The J-REIT related debt refinancing issue, a big portion scheduled for September term-end debt issues, is now being addressed openly by the government and major players of the real estate arena in the form of a J-REIT support fund.

Original Yomiuri report here (Japanese, includes restructuring support note).

We will see in the coming weeks a detailed plan for for this fund to underwrite not only rolling over of J-REIT debt, but perhaps more importantly also the recovery of the J-REITs in general by supporting much needed restructuring of the industry.  If this is successful it will be a leading indicator for the Japan real estate industry in general to move back into more viable, liquid territory.

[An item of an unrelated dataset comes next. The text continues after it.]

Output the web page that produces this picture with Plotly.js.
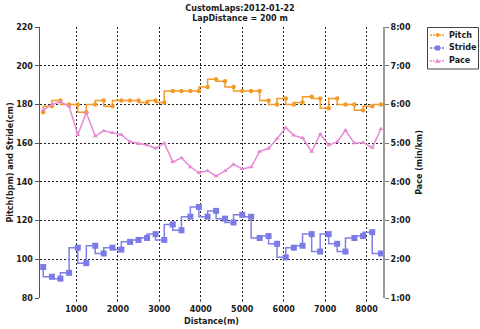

There are now a plethora of discussions going on behind closed doors at these highly regulated J-REITs, and it seems  this will likely produce the first of a series of mergers and other restructuring deals, much sooner than expected – EVEN DURING THIS QUARTER –  in this space that will create new efficiencies and further support for the market.  Indeed, restructuring may be a condition to receive the financing to be offered by the government-led consortium.

If J-REITs start coming back into the market as buyers toward the 3rd and 4th quarters this year, we will see a much desired and needed quicker recovery on the investable hard asset market side.

from Seeking Alpha, click link for entire article: Japan’s J-REIT Market to Get a $10.5 Billion Bailout

`While talking about it since March, the Japanese government (specifically, the Financial Services Agency and the Land Ministry) appears to be in the final stages of pumping over $10 billion into the J-REIT market and removing impediments to consolidation in the industry. The market-weighted average yield has recently been as high as 7%, but investors remained leery because of balance sheet and liquidity risk.`   Here`s their JREIT performance graph demonstrating the recent stabilization.

Banks can not very well avoid refinancing JREIT debt now with all of the government back up and regulator pressure.  This and the Lonestar pricing of New City has put a floor on the market – and likely an indicator of a bottom for the J-REIT sector.

It is `officially` time to get into the J-REIT market.